Book: The Fire-us Trilogy: The Kindling, Keepers of the Flame, and The Kiln
Authors: Jennifer Armstrong and Nancy Butcher
Published: 2002-3

In a house in Lazarus, Florida, seven children between the ages of seven and fifteen are living hand-to-mouth, scavenging from abandoned supermarkets and stores. They are the only ones left. All their parents--in fact, all the adults--have been dead for five years, victims of a terrible virus that burned them from the inside out. Most of the other children are dead, unable to take care of themselves without the adults around. But Hunter, Mommy, Teacher, Baby, Doll, Teddy Bear, and Action Figure are still alive--for now.

But then Puppy and Kitty, two little children under the age of five, show up, and with them comes the strange, wild Angerman, who is determined to get to Washington, DC and to the President. When the makeshift family decides to go with them, they are plunged into a morass of impossible questions. Is anybody else alive? What really happened to unleash the Fire-us on an innocent populace? Where did Puppy and Kitty come from?

And most importantly . . . how are they going to make it to tomorrow?

This dystopic near-future story is definitely not a light weekend romp. Prepare yourself to be disturbed. I think what shook me the most was imagining the world that the kids are living in. Not only is nature retaking Florida, with a vengeance, but the kids themselves have lost even the memories of their own names in the fight to survive. (Of course, it doesn’t help to realize that if Fire-us were real, I would have died too.)

None of the older kids are poster children for sanity, but Angerman is the one with the fewest Cheerios in his bowl. One of his most frequent rants concerns the fact that they’re children and shouldn’t have to deal with all this. There should be someone around to take care of them. But both he and we quickly learn that just because an adult is around, this doesn’t mean everything’s going to be okay.
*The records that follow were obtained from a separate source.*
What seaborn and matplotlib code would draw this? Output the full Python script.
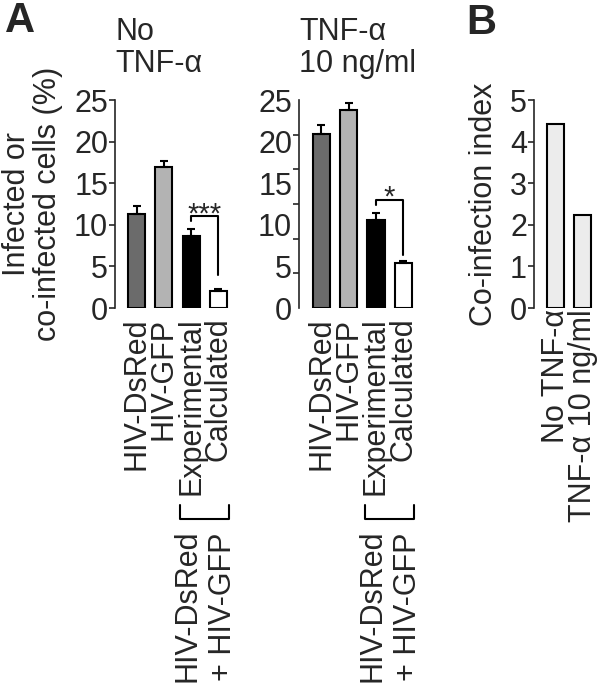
import numpy as np
import pandas as pd
import matplotlib
matplotlib.use("Agg")
import matplotlib.pyplot as plt
import seaborn as sns

# ---------------- data ----------------
groups = ["HIV-DsRed", "HIV-GFP", "Experimental", "Calculated"]
no_tnf_mean = [11.3, 17.0, 8.6, 2.1]
no_tnf_err = [1.0, 0.7, 0.9, 0.2]
tnf_mean = [20.9, 23.8, 10.55, 5.4]
tnf_err = [1.15, 0.8, 0.9, 0.2]
bar_colors = ["#6b6b6b", "#b3b3b3", "#000000", "#ffffff"]

index_labels = ["No TNF-α", "TNF-α 10 ng/ml"]
coinfection_index = [4.43, 2.24]

panel_titles = ["No\nTNF-α", "TNF-α\n10 ng/ml"]
sig_labels = ["***", "*"]
# bracket: [left foot, top, right foot] in data units
sig_brackets = [[10.4, 11.0, 4.0], [12.4, 13.0, 6.4]]
combo_labels = ["HIV-DsRed", "+ HIV-GFP"]

sns.set_style("ticks")
plt.rcParams["font.family"] = ["Liberation Sans", "DejaVu Sans"]
plt.rcParams["axes.linewidth"] = 1.2
plt.rcParams["xtick.major.width"] = 1.2
plt.rcParams["ytick.major.width"] = 1.2
plt.rcParams["ytick.minor.width"] = 1.2

FS = 22
W, H = 600, 684
fig = plt.figure(figsize=(W / 100, H / 100), dpi=100)


def axes_px(left, right, top, bottom):
    return fig.add_axes([left / W, (H - bottom) / H, (right - left) / W, (bottom - top) / H])


ax1 = axes_px(115, 232, 100, 308)
ax2 = axes_px(299, 416, 100, 308)
ax3 = axes_px(534, 596, 100, 308)


def panel(ax, means, errs, title, sig, bracket, xlim, odd_ticks=False):
    df = pd.DataFrame({"group": groups, "value": means})
    sns.barplot(data=df, x="group", y="value", hue="group", palette=bar_colors,
                legend=False, errorbar=None, width=0.63, edgecolor="black",
                linewidth=1.5, ax=ax, zorder=2)
    xs = np.arange(len(groups))
    ax.errorbar(xs, means, yerr=[np.zeros(len(errs)), errs], fmt="none",
                ecolor="black", elinewidth=1.5, capsize=3, capthick=1.5, zorder=3)
    ax.set_xlim(*xlim)
    ax.set_ylim(0, 25)
    ax.set_xlabel("")
    ax.set_ylabel("")
    if odd_ticks:
        ax.set_yticks(np.arange(0, 26, 5))
        ax.set_yticklabels([str(v) for v in range(0, 26, 5)])
        ax.tick_params(axis="y", which="major", length=0, pad=5)
        ax.set_yticks(np.linspace(0, 25, 7), minor=True)
        ax.tick_params(axis="y", which="minor", length=4, direction="out")
    else:
        ax.set_yticks(np.arange(0, 26, 5))
        ax.tick_params(axis="y", length=4, pad=1)
    ax.tick_params(axis="y", labelsize=FS)
    ax.tick_params(axis="x", length=0, pad=7, labelsize=FS)
    ax.set_xticks(xs)
    ax.set_xticklabels(groups, rotation=90)
    sns.despine(ax=ax, bottom=True)
    ax.set_title(title, loc="left", fontsize=FS, pad=20, linespacing=1.1)
    # significance bracket
    lf, top, rf = bracket
    ax.plot([2, 2, 3, 3], [lf, top, top, rf], color="black", lw=1.5, zorder=4)
    ax.text(2.5, top - 0.7, sig, ha="center", va="baseline", fontsize=FS - 1)
    # grouping bracket below labels
    tr = ax.get_xaxis_transform()
    ax.plot([1.6, 1.6, 3.4, 3.4], [-0.947, -1.014, -1.014, -0.947], color="black",
            lw=1.5, transform=tr, clip_on=False)
    ax.text(1.87, -1.067, combo_labels[0], rotation=90, ha="center", va="top",
            fontsize=FS, transform=tr)
    ax.text(3.17, -1.082, combo_labels[1], rotation=90, ha="center", va="top",
            fontsize=FS, transform=tr)


panel(ax1, no_tnf_mean, no_tnf_err, panel_titles[0], sig_labels[0], sig_brackets[0], (-0.79, 3.5))
panel(ax2, tnf_mean, tnf_err, panel_titles[1], sig_labels[1], sig_brackets[1], (-0.82, 3.47), odd_ticks=True)

ax1.set_ylabel("Infected or\nco-infected cells (%)", fontsize=FS, linespacing=1.05, labelpad=8)

# panel B
dfb = pd.DataFrame({"cond": index_labels, "value": coinfection_index})
sns.barplot(data=dfb, x="cond", y="value", color="#ececec", errorbar=None, width=0.64,
            edgecolor="black", linewidth=1.5, ax=ax3)
ax3.set_xlim(-0.82, 1.5)
ax3.set_ylim(0, 5)
ax3.set_yticks(range(0, 6))
ax3.tick_params(axis="y", length=4, pad=1, labelsize=FS)
ax3.tick_params(axis="x", length=0, pad=1, labelsize=FS)
ax3.set_xticks([0, 1])
ax3.set_xticklabels(index_labels, rotation=90)
ax3.set_xlabel("")
ax3.set_ylabel("Co-infection index", fontsize=FS, labelpad=8)
sns.despine(ax=ax3, bottom=True)

fig.text(5 / W, 1 - 1 / H, "A", fontsize=30, fontweight="bold", va="top", ha="left")
fig.text(466 / W, 1 - 3 / H, "B", fontsize=30, fontweight="bold", va="top", ha="left")

fig.savefig("out.png", dpi=100)
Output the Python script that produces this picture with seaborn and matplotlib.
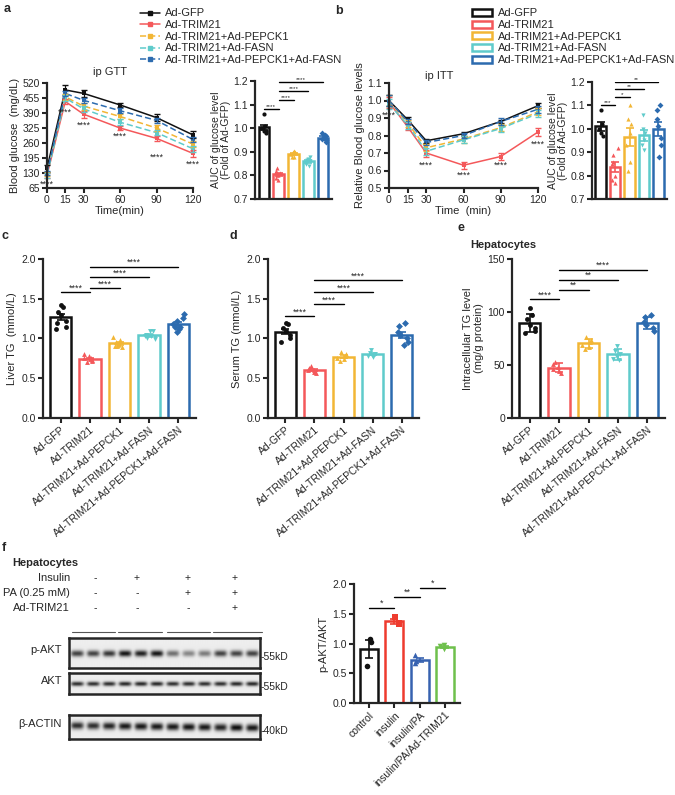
import numpy as np
import pandas as pd
import seaborn as sns
import matplotlib.pyplot as plt
from matplotlib.lines import Line2D
from matplotlib.patches import Patch

sns.set_style("ticks")
plt.rcParams['font.family'] = ['Liberation Sans', 'DejaVu Sans']

# ---- data -------------------------------------------------------------
groups = ['Ad-GFP', 'Ad-TRIM21', 'Ad-TRIM21+Ad-PEPCK1', 'Ad-TRIM21+Ad-FASN',
          'Ad-TRIM21+Ad-PEPCK1+Ad-FASN']
colors = ['#111111', '#F4585A', '#F2B635', '#5FCBCB', '#2C6BAF']
markers = ['o', '^', '^', 'v', 'D']

times = [0, 15, 30, 60, 90, 120]
gtt_mean = [[150, 490, 475, 425, 370, 295],
            [120, 440, 385, 325, 280, 215],
            [125, 460, 420, 375, 325, 255],
            [120, 455, 408, 350, 305, 235],
            [130, 475, 445, 400, 358, 275]]
gtt_sem = [[15, 20, 15, 10, 15, 15],
           [12, 12, 15, 10, 10, 15],
           [10, 12, 15, 12, 12, 12],
           [10, 12, 12, 12, 10, 12],
           [10, 12, 12, 10, 12, 12]]
gtt_star_t = [0, 15, 30, 60, 90, 120]
gtt_star_y = [80, 395, 335, 288, 200, 168]

itt_mean = [[1.00, 0.89, 0.77, 0.81, 0.88, 0.97],
            [0.99, 0.85, 0.70, 0.63, 0.68, 0.82],
            [1.00, 0.87, 0.73, 0.78, 0.845, 0.935],
            [0.98, 0.86, 0.71, 0.775, 0.84, 0.925],
            [1.00, 0.88, 0.76, 0.80, 0.88, 0.95]]
itt_sem = [[0.03, 0.015, 0.01, 0.01, 0.01, 0.015],
           [0.03, 0.02, 0.02, 0.02, 0.02, 0.025],
           [0.03, 0.02, 0.02, 0.02, 0.02, 0.02],
           [0.03, 0.02, 0.02, 0.02, 0.02, 0.02],
           [0.03, 0.015, 0.015, 0.015, 0.02, 0.02]]
itt_star_t = [0, 30, 60, 90, 120]
itt_star_y = [0.915, 0.632, 0.572, 0.629, 0.752]

auc_gtt = [[1.06, 1.01, 1.00, 0.99, 0.98, 0.99, 1.00],
           [0.83, 0.82, 0.80, 0.79, 0.78, 0.81, 0.80],
           [0.90, 0.905, 0.89, 0.88, 0.89, 0.90, 0.88],
           [0.88, 0.87, 0.85, 0.84, 0.86, 0.865, 0.85],
           [0.98, 0.965, 0.95, 0.96, 0.94, 0.97, 0.955]]
auc_itt = [[1.08, 1.02, 1.00, 0.98, 0.97],
           [0.92, 0.89, 0.86, 0.85, 0.80, 0.78, 0.77],
           [1.10, 1.04, 1.02, 0.98, 0.93, 0.86, 0.82],
           [1.06, 1.00, 0.98, 0.95, 0.93, 0.91],
           [1.10, 1.08, 1.04, 1.01, 0.96, 0.93, 0.88]]
liver_tg = [[1.42, 1.39, 1.33, 1.30, 1.22, 1.15, 1.12, 1.20],
            [0.80, 0.78, 0.76, 0.74, 0.72, 0.70, 0.73, 0.75],
            [1.02, 0.98, 0.95, 0.92, 0.90, 0.89, 0.93, 0.91],
            [1.10, 1.09, 1.05, 1.03, 1.00, 1.02, 0.99, 1.03],
            [1.31, 1.26, 1.22, 1.18, 1.15, 1.12, 1.08, 1.14]]
serum_tg = [[1.20, 1.18, 1.13, 1.10, 1.05, 1.00, 0.95],
            [0.65, 0.63, 0.61, 0.60, 0.58, 0.57],
            [0.83, 0.80, 0.78, 0.76, 0.74, 0.72],
            [0.86, 0.82, 0.80, 0.79, 0.78, 0.77],
            [1.19, 1.16, 1.08, 1.04, 1.00, 0.95, 0.92]]
cell_tg = [[104, 97, 93, 88, 85, 82, 80],
           [53, 51, 48, 46, 44, 42],
           [76, 74, 72, 69, 67, 65],
           [68, 63, 60, 58, 56, 55],
           [97, 95, 91, 88, 85, 82]]

auc_gtt_sig = [(0, 1, '****', 1.08), (1, 2, '****', 1.12), (1, 3, '****', 1.158), (1, 4, '****', 1.195)]
auc_itt_sig = [(0, 1, '***', 1.10), (1, 2, '*', 1.135), (1, 3, '**', 1.168), (1, 4, '**', 1.20)]
liver_sig = [(0, 1, '****', 1.58), (1, 2, '****', 1.63), (1, 3, '****', 1.77), (1, 4, '****', 1.90)]
serum_sig = [(0, 1, '****', 1.28), (1, 2, '****', 1.43), (1, 3, '****', 1.58), (1, 4, '****', 1.73)]
cell_sig = [(0, 1, '****', 112), (1, 2, '**', 121), (1, 3, '**', 130), (1, 4, '****', 140)]

f_groups = ['control', 'insulin', 'insulin/PA', 'insulin/PA/Ad-TRIM21']
f_colors = ['#111111', '#EE3B2E', '#3762B0', '#6EC04C']
f_markers = ['o', 's', '^', 'v']
pakt = [[1.07, 1.03, 0.62], [1.45, 1.35, 1.32], [0.80, 0.70, 0.68], [0.97, 0.95, 0.91]]
pakt_sig = [(0, 1, '*', 1.6), (1, 2, '**', 1.78), (2, 3, '*', 1.93)]

conditions = ['Insulin', 'PA (0.25 mM)', 'Ad-TRIM21']
cond_marks = [['-', '+', '+', '+'], ['-', '-', '+', '+'], ['-', '-', '-', '+']]
blot_names = ['p-AKT', 'AKT', '\u03b2-ACTIN']
blot_sizes = ['55kD', '55kD', '40kD']
band_pakt = [0.75, 0.75, 0.8, 0.95, 0.9, 0.95, 0.55, 0.45, 0.5, 0.75, 0.75, 0.75]
band_akt = [0.85, 0.85, 0.85, 0.88, 0.88, 0.88, 0.85, 0.85, 0.85, 0.85, 0.88, 0.88]
band_actin = [0.85, 0.85, 0.9, 0.95, 0.95, 0.95, 0.95, 0.97, 0.95, 0.9, 1.0, 0.95]

# ---- layout -----------------------------------------------------------
W, H = 675, 795
fig = plt.figure(figsize=(W / 100, H / 100), dpi=100)


def add_ax(x0, y0, x1, y1):
    return fig.add_axes([x0 / W, 1 - y1 / H, (x1 - x0) / W, (y1 - y0) / H])


def prism(ax):
    sns.despine(ax=ax)
    for s in ['left', 'bottom']:
        ax.spines[s].set_linewidth(1.6)
    ax.tick_params(width=1.5, length=3.5, labelsize=7.5, pad=1.5)


def ftext(x, y, s, **kw):
    fig.text(x / W, 1 - y / H, s, **kw)


def bracket(ax, sig, fs=6.5):
    for a, b, lab, y in sig:
        ax.plot([a, b], [y, y], color='black', lw=1)
        ax.text((a + b) / 2, y, lab, ha='center', va='bottom', fontsize=fs)


def line_panel(ax, mean, sem, star_t, star_y):
    rows = []
    for g, m in zip(groups, mean):
        for t, v in zip(times, m):
            rows.append({'group': g, 'time': t, 'value': v})
    df = pd.DataFrame(rows)
    sns.lineplot(data=df, x='time', y='value', hue='group', style='group',
                 palette=dict(zip(groups, colors)),
                 dashes={g: ('' if i < 2 else (4, 2)) for i, g in enumerate(groups)},
                 markers={g: 's' for g in groups}, markersize=3, markeredgewidth=0,
                 linewidth=1.1, legend=False, ax=ax)
    for c, m, e in zip(colors, mean, sem):
        ax.errorbar(times, m, yerr=e, fmt='none', ecolor=c, capsize=2, lw=0.9, clip_on=False)
    for ln in ax.lines:
        ln.set_clip_on(False)
    for t, y in zip(star_t, star_y):
        ax.text(t, y, '****', ha='center', va='center', fontsize=6.5)
    ax.set_xlim(0, 120)
    ax.set_xticks(times)
    prism(ax)


def bar_panel(ax, data, cats, cols, marks, sig, sd=False, ms=3.5, star_fs=6.5):
    rows = []
    for g, vals in zip(cats, data):
        for v in vals:
            rows.append({'group': g, 'value': v})
    df = pd.DataFrame(rows)
    sns.barplot(data=df, x='group', y='value', hue='group', order=cats,
                palette=dict(zip(cats, cols)), fill=False, errorbar=None,
                width=0.72, linewidth=1.8, legend=False, ax=ax)
    np.random.seed(3)
    for i, (g, c, mk) in enumerate(zip(cats, cols, marks)):
        sub = df[df.group == g]
        sns.stripplot(data=sub, x='group', y='value', order=cats, color=c, marker=mk,
                      size=ms, jitter=0.22, ax=ax, legend=False)
        vals = np.array(data[i])
        err = vals.std(ddof=1) if sd else vals.std(ddof=1) / np.sqrt(len(vals))
        ax.errorbar(i, vals.mean(), yerr=err, fmt='none', ecolor=c, capsize=3,
                    lw=1.2, capthick=1.2)
    bracket(ax, sig, fs=star_fs)
    ax.set_xlim(-0.6, len(cats) - 0.4)
    ax.set_xlabel('')
    prism(ax)


# panel a
ax = add_ax(47, 83, 193, 188)
line_panel(ax, gtt_mean, gtt_sem, gtt_star_t, gtt_star_y)
ax.set_ylim(65, 520)
ax.set_yticks(range(65, 521, 65))
ax.set_xlabel('Time(min)', fontsize=8, labelpad=1)
ax.set_ylabel('Blood glucose  (mg/dL)', fontsize=8, labelpad=2)

ax = add_ax(255, 81, 332, 199)
bar_panel(ax, auc_gtt, groups, colors, markers, auc_gtt_sig, ms=3, star_fs=4.6)
ax.set_ylim(0.7, 1.2)
ax.set_xticks([])
ax.set_ylabel('AUC of glucose level\n(Fold of Ad-GFP)', fontsize=7.5, labelpad=2, linespacing=1.0)

# panel b
ax = add_ax(389, 83, 538, 188)
line_panel(ax, itt_mean, itt_sem, itt_star_t, itt_star_y)
ax.set_ylim(0.5, 1.1)
ax.set_yticks(np.arange(0.5, 1.11, 0.1))
ax.set_xlabel('Time  (min)', fontsize=8, labelpad=1)
ax.set_ylabel('Relative Blood glucose levels', fontsize=8, labelpad=2)

ax = add_ax(592, 82, 667, 199)
bar_panel(ax, auc_itt, groups, colors, markers, auc_itt_sig, ms=3, star_fs=4.6)
ax.set_ylim(0.7, 1.2)
ax.set_xticks([])
ax.set_ylabel('AUC of glucose level\n(Fold of Ad-GFP)', fontsize=7.5, labelpad=2, linespacing=1.0)

# panels c, d, e
for (x0, x1), data, sig, ylab, ylim, yt, sd in [
        ((43, 196), liver_tg, liver_sig, 'Liver TG  (mmol/L)', (0, 2), np.arange(0, 2.01, 0.5), False),
        ((268, 419), serum_tg, serum_sig, 'Serum TG (mmol/L)', (0, 2), np.arange(0, 2.01, 0.5), False),
        ((512, 665), cell_tg, cell_sig, 'Intracellular TG level\n(mg/g protein)', (0, 150), [0, 50, 100, 150], True)]:
    ax = add_ax(x0, 259, x1, 418)
    bar_panel(ax, data, groups, colors, markers, sig, sd=sd, ms=3.5)
    ax.set_ylim(*ylim)
    ax.set_yticks(yt)
    if ylim[1] == 2:
        ax.set_yticklabels([f'{v:.1f}' for v in yt])
    ax.set_xticks(range(len(groups)))
    ax.set_xticklabels(groups, rotation=40, ha='right', rotation_mode='anchor', fontsize=7.5)
    ax.set_ylabel(ylab, fontsize=8, labelpad=3, linespacing=1.1)

# panel f bar
ax = add_ax(354, 584, 460, 703)
bar_panel(ax, pakt, f_groups, f_colors, f_markers, pakt_sig, ms=4)
ax.set_ylim(0, 2)
ax.set_yticks([0, 0.5, 1.0, 1.5, 2.0])
ax.set_yticklabels(['0.0', '0.5', '1.0', '1.5', '2.0'])
ax.set_xticks(range(4))
ax.set_xticklabels(f_groups, rotation=45, ha='right', rotation_mode='anchor', fontsize=7.5)
ax.set_ylabel('p-AKT/AKT', fontsize=8, labelpad=3)

# western blots
yy, xx = np.mgrid[0:30, 0:240]
for (y0, y1), name, size, bands in [((638, 668), blot_names[0], blot_sizes[0], band_pakt),
                                     ((673, 694), blot_names[1], blot_sizes[1], band_akt),
                                     ((715, 739), blot_names[2], blot_sizes[2], band_actin)]:
    ax = add_ax(69, y0, 260, y1)
    img = np.zeros((30, 240))
    thick = 4.5 if name == blot_names[2] else 3.2
    for i, b in enumerate(bands):
        cx = (i + 0.5) * 20
        cy = 14 + (i - 5) * 0.25 if name == blot_names[2] else 15
        img += b * np.exp(-((xx - cx) / 8.0) ** 4 - ((yy - cy) / thick) ** 2)
    img = 0.93 - 0.88 * np.clip(img, 0, 1)
    ax.imshow(img, cmap='gray', vmin=0, vmax=1, aspect='auto', interpolation='bilinear')
    ax.set_xticks([])
    ax.set_yticks([])
    for s in ax.spines.values():
        s.set_linewidth(1.8)
    ftext(62, (y0 + y1) / 2 - 3, name, ha='right', va='center', fontsize=8)
    ftext(261, (y0 + y1) / 2 + 4, '-' + size, ha='left', va='center', fontsize=7.5)

# condition table
ftext(12, 563, 'Hepatocytes', fontsize=8, fontweight='bold', va='center')
lane_x = [95, 137, 188, 235]
for r, (lab, marks) in enumerate(zip(conditions, cond_marks)):
    y = 578 + r * 15
    ftext(70, y, lab, ha='right', va='center', fontsize=8)
    for x, m in zip(lane_x, marks):
        ftext(x, y, m, ha='center', va='center', fontsize=7.5)
for x0, x1 in [(72, 115), (118, 162), (167, 210), (213, 262)]:
    fig.add_artist(Line2D([x0 / W, x1 / W], [1 - 632 / H, 1 - 632 / H], color='#555555', lw=0.8))

# legends and labels
leg_a = [Line2D([0], [0], color=c, lw=1.1, ls='-' if i < 2 else (0, (4, 2)), marker='s', markersize=2.5)
         for i, c in enumerate(colors)]
fig.legend(leg_a, groups, loc='upper left', bbox_to_anchor=(136 / W, 1 - 4 / H), frameon=False,
           fontsize=8, handlelength=1.8, handletextpad=0.4, labelspacing=0.15, borderaxespad=0)
leg_b = [Patch(facecolor='white', edgecolor=c, linewidth=1.8) for c in colors]
fig.legend(leg_b, groups, loc='upper left', bbox_to_anchor=(468 / W, 1 - 4 / H), frameon=False,
           fontsize=8, handlelength=1.8, handleheight=0.6, handletextpad=0.5, labelspacing=0.15,
           borderaxespad=0)

ftext(93, 72, 'ip GTT', fontsize=8, va='center')
ftext(425, 76, 'ip ITT', fontsize=8, va='center')
for lab, x, y in [('a', 4, 9), ('b', 335, 11), ('c', 2, 236), ('d', 229, 236), ('e', 458, 228), ('f', 2, 548)]:
    ftext(x, y, lab, fontsize=9, fontweight='bold', va='center')
ftext(470, 245, 'Hepatocytes', fontsize=8, fontweight='bold', va='center')

fig.savefig('out.png', dpi=100)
Possibly one of the neatest things that Butcher and Armstrong do is their representation of the Book, a scrapbook in which Teacher records every scrap of information, both from this new world and from the old one, that she can get her hands on. From ad slogans to dreams to pages from the phone book, at first this Book seems like nothing more than a scrambled and futile attempt to remember their old lives. But from these snippets and scraps, Teacher (and the reader) derives meaning that guides them through their new world.

1 comment:

Jen Robinson said...

I thought that these books were fascinating, too! I love the Book. Thanks for the review.